You master casters out there can maybe settle a question for the
rest of us…

How big does an internal air bubble in a casting wax have to be
before it can cause a problem in a casting?

In other words, do poppy-seed-sized (say,1/2mm) bubbles inside the
wax cause issues? Mustard-seed-sized (1mm)? You get the idea.

Thanks
Noel


#2

The strength of the wax around a bubble will determine if the bubble
pops the vacuum process. The strength of the wax around a bubble
depends upon how deep the bubble is in the wax and the natural
strength of the wax.

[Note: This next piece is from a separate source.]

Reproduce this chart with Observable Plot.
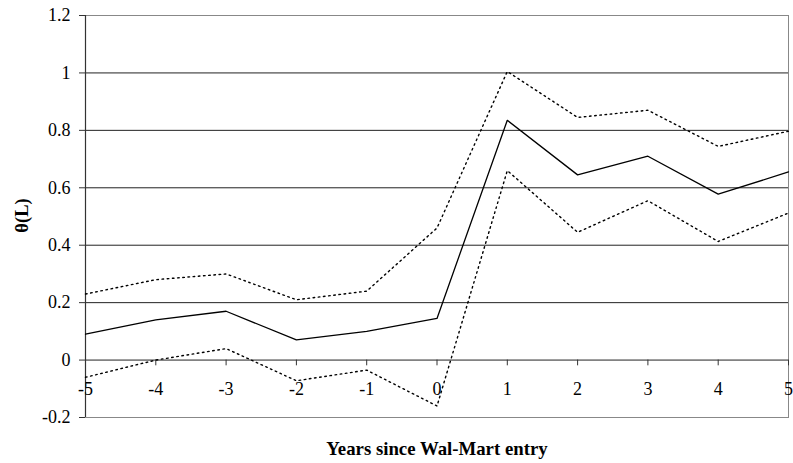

The deeper the bubble is in the wax the
stronger the wax around it will be.

The best way to protect a casting from being being damaged during
the vacuum investment process is to vacuum the wax before investing.
That way any damage may be repaired before investment.

Lee Epperson


#3

If you don’t vacuum de-bubble, it doesn’t matter.

Paf Dvorak


#4

Change your wax. It’s cheap and easy.


#5

Noel,

All bubbles in wax are a problem for casting. The air is pulled out
of the wax when it is pulled out of the investment leaving a hole in
the final product.

You master casters out there can maybe settle a question for the rest
of us…

How big does an internal air bubble in a casting wax have to be
before it can cause a problem in a casting?

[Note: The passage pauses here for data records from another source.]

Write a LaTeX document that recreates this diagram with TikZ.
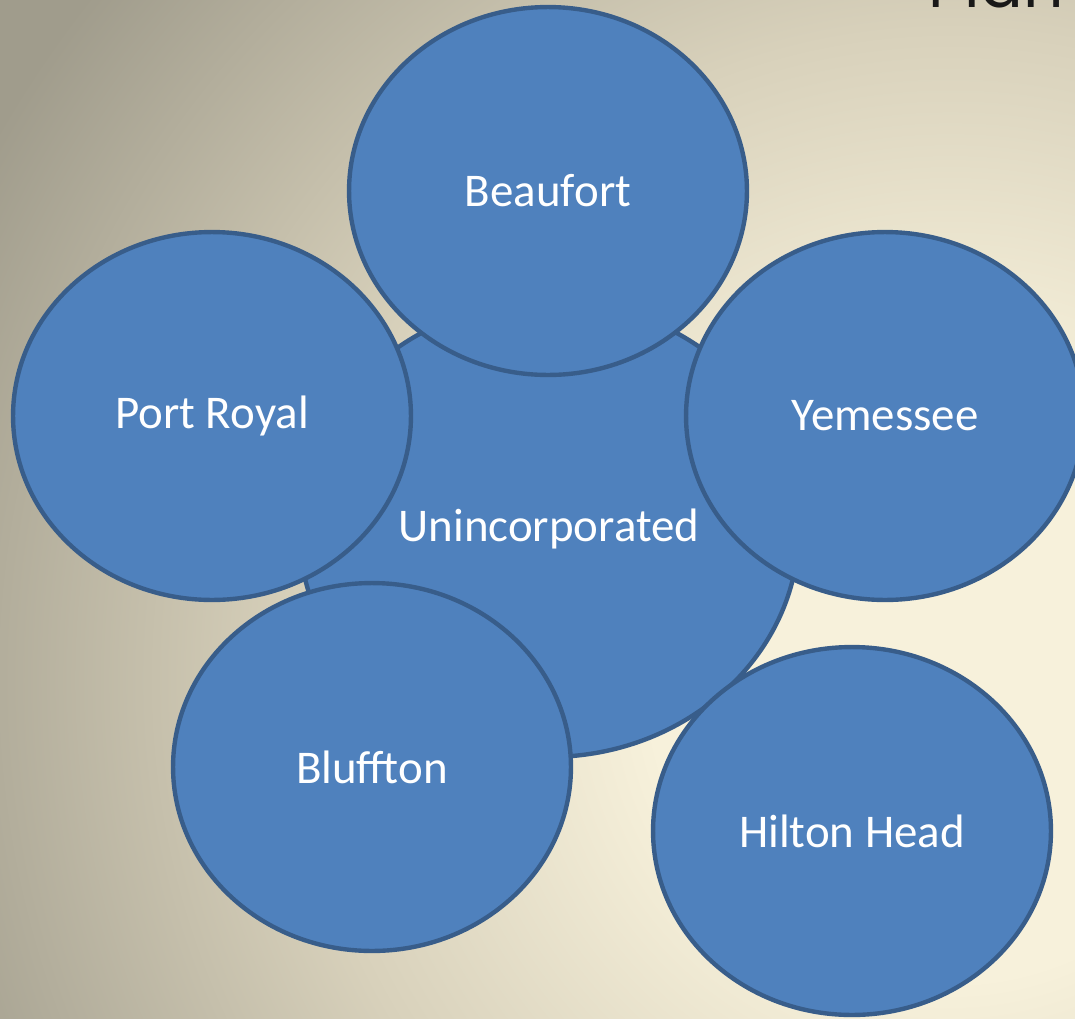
\documentclass[tikz,border=0pt]{standalone}
\usepackage{fontspec}
\setmainfont{Carlito}
\newfontfamily\titlefont{Poppins}
\usetikzlibrary{shapes.geometric}
\definecolor{townfill}{HTML}{4F81BD}
\definecolor{townline}{HTML}{385D8A}
\definecolor{bgcream}{HTML}{F7F1DB}
\definecolor{bgmid}{HTML}{D8D1BB}
\definecolor{bggray}{HTML}{A09C8C}
\pgfdeclareradialshading{bgshade}{\pgfpoint{0bp}{0bp}}{color(0bp)=(bgcream); color(6bp)=(bgcream); color(13bp)=(bgmid); color(22bp)=(bggray); color(50bp)=(bggray)}
\begin{document}
\begin{tikzpicture}[x=0.02cm,y=-0.02cm,
  town/.style={ellipse,draw=townline,line width=2.5pt,fill=townfill,text=white,
    font=\fontsize{26.7}{32}\selectfont,minimum width=7.96cm,minimum height=7.36cm,inner sep=0pt}]
\useasboundingbox (0,0) rectangle (1075,1018);
\clip (0,0) rectangle (1075,1018);
\shade[shading=bgshade] (950,680) circle (1250);
\node[anchor=base west,font={\titlefont\fontsize{36}{40}\selectfont},text=black!90] (plan) at (922,7) {Plan};
\node[town,minimum width=10cm,minimum height=9.12cm] (uninc) at (549,529) {Unincorporated};
\node[town] (beaufort) at (548,191) {Beaufort};
\node[town] (portroyal) at (212,416) {Port Royal};
\node[town] (yemessee) at (885,416) {Yemessee};
\node[town] (bluffton) at (372,767) {Bluffton};
\node[town] (hilton) at (852,831) {Hilton Head};
\end{tikzpicture}
\end{document}
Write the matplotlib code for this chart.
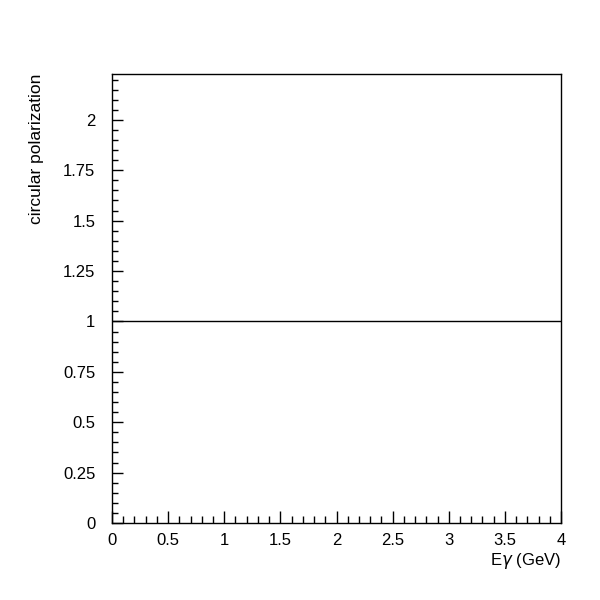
import matplotlib.pyplot as plt
import numpy as np
from matplotlib.ticker import MultipleLocator

plt.rcParams['font.family'] = ['Liberation Sans', 'DejaVu Sans']

# photon energy (GeV) and circular polarization
energie = [0.0, 4.0]
polarisasjon = [1.0, 1.0]

fig = plt.figure(figsize=(6, 6), dpi=100)
ax = fig.add_axes([0.1867, 0.1283, 0.7483, 0.7484])

ax.plot(energie, polarisasjon, color="black", lw=1)

ax.set_xlim(0, 4)
ax.set_ylim(0, 2.2275)

ax.xaxis.set_major_locator(MultipleLocator(0.5))
ax.xaxis.set_minor_locator(MultipleLocator(0.1))
ax.yaxis.set_major_locator(MultipleLocator(0.25))
ax.yaxis.set_minor_locator(MultipleLocator(0.05))
ax.xaxis.set_major_formatter(plt.FuncFormatter(lambda v, p: f"{v:g}"))
ax.yaxis.set_major_formatter(plt.FuncFormatter(lambda v, p: f"{v:g}"))

ax.tick_params(which="both", direction="in", top=False, right=False, width=1, labelsize=12)
ax.tick_params(axis="x", which="major", length=9, pad=7)
ax.tick_params(axis="x", which="minor", length=5)
ax.tick_params(axis="y", which="major", length=8, pad=12)
ax.tick_params(axis="y", which="minor", length=4)

for s in ax.spines.values():
    s.set_linewidth(1)

ax.set_xlabel("E$\\gamma$ (GeV)", fontsize=12, loc="right", labelpad=2)
ax.set_ylabel("circular polarization", fontsize=12.5, loc="top", labelpad=14)

fig.savefig("out.png", dpi=100)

In other words, do poppy-seed-sized (say,1/2mm) bubbles inside the
wax cause issues? Mustard-seed-sized (1mm)? You get the idea.

Thanks
Noel


#6

Noel- It’s mostly an issue of how close to the surface they are. We
strive for bubble free waxes. If we get a small one or two we’ll just
repair them in the wax. Otherwise they go into the trash or back into
the pot.

If you are consistently getting bubbles in injected waxes, It’s time
to address your pot and injector.

Have fun and make lots of jewelry.

Jo Haemer
timothywgreen.com


#7
In other words, do poppy-seed-sized (say,1/2mm) bubbles inside the
wax cause issues? Mustard-seed-sized (1mm)? You get the idea. 

If the bubbles are near enough to the surface that they can blow out
under vacuum and then fill with investment, they will be a problem,
otherwise, probably not. I’d still get to the bottom of it. If you
are talking about injection wax, I’m guessing that the wax pot is
under pressure all the time. Try releasing the pressure while it is
not in immediate use. Over time and under pressure, the wax can get
dissolved gases in it, sort of like a can of Pepsi. Shoot the wax,
the pressure is released and the dissolved gas forms bubbles. Your
wax is getting the bends and then freezing.

Dave Phelps


#8

Any size can depends on how close to the surface


#9

Hi, Noel. Great question. And the only real answer is, if you end up
with an investment inclusion than it was too big. Let’s get into
more detail though, and look at why an internal bubble is a problem.
The biggest potential problem with an internal bubble is that when
the wax is covered in investment, and then vacuumed, the vacuum will
cause the bubble to pop and the investment will go into the void
left by the bubble. So the real issue is when the bubble is close in
proximity to the surface of the wax. This creates more potential for
the bubble to pop and investment to enter. A bubble that is deeper
inside a medium to thick part, may not be too much of an issue.
Ifthe bubble pops, it could just have a very small pin hole letting
the air out. This tiny hole could inhibit any investment from
entering. But there is no real method for knowing when there will be
a problem and when there won’t be. The best suggestion is to
eliminate any air bubbles and not to worry about it.

Best regards,
Patrick Sage
Rio Grande
Product Manager


#10

We have always used the criteria that if one can see the bubble when
holding the wax up to a light, it will be disruptive.